I find my program gets slower and slower when the data grows. The program is a web page crawler, when it downloaded a page and save it to MySQL database, it saved the url of the page at the same time.

When the crawler visit the target site again, it may catches the already grabbed url. The program has to search in the database to determine whether the url is already existed. A simple SQL query can do the trick.

 
    public boolean IsExistDb(String table,String col,String val,Connection con){
        try {
 
            Statement stmt = con.createStatement();
 
            String query = "select count(*) as Count from " +table+ " where " +col+ " = '"+val+"'";
            ResultSet rs = stmt.executeQuery(query);        
 
            if(rs.next()) {            
                int Count = rs.getInt(1);
 
                return Count == 0 ? false : true;
            }
            } catch (Exception e) {
                e.printStackTrace();
                return false;
            }
 
            return true;
    }
 

When the data grows to 20 thousands records, the program slow down and runs like in a slow motion mode.

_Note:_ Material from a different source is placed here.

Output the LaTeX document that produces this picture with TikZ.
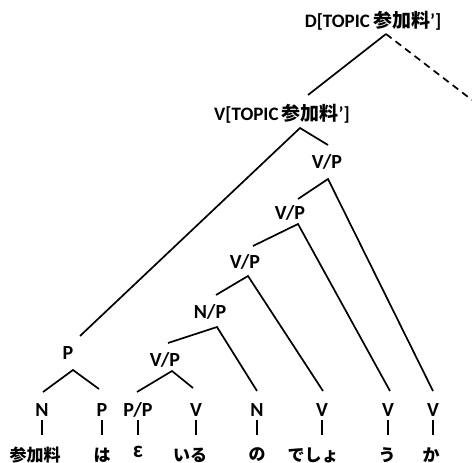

Its obvious that the reason is there is no index on the url column. The "show index from table" shows all indexes on a table.

 
+-------+------------+-------------+--------------+-------------+-----------+-------------+----------+--------+------+------------+---------+
| Table | Non_unique | Key_name    | Seq_in_index | Column_name | Collation | Cardinality | Sub_part | Packed | Null | Index_type | Comment |
+-------+------------+-------------+--------------+-------------+-----------+-------------+----------+--------+------+------------+---------+
| post  |          0 | PRIMARY     |            1 | postid      | A         |       21045 |     NULL | NULL   |      | BTREE      |         |
+-------+------------+-------------+--------------+-------------+-----------+-------------+----------+--------+------+------------+---------+
 

Lets add an index to the url column

 
CREATE INDEX urlindex ON post ( url(300) ) ; 
 

The command create an index with name "urlindex" on the 'url' column of post table. My 'url' column has the text type, so the length is a must.

The length means use the string from start to 300th character as indexing key. If you don't know how to set it , run this command

 
SELECT LENGTH(url) AS LENGTH FROM post ORDER BY LENGTH DESC LIMIT 1;
 

It shows the length of the longest url in the table, choose a value slightly bigger than this value.

The index is very effective, now the program runs like a lighting.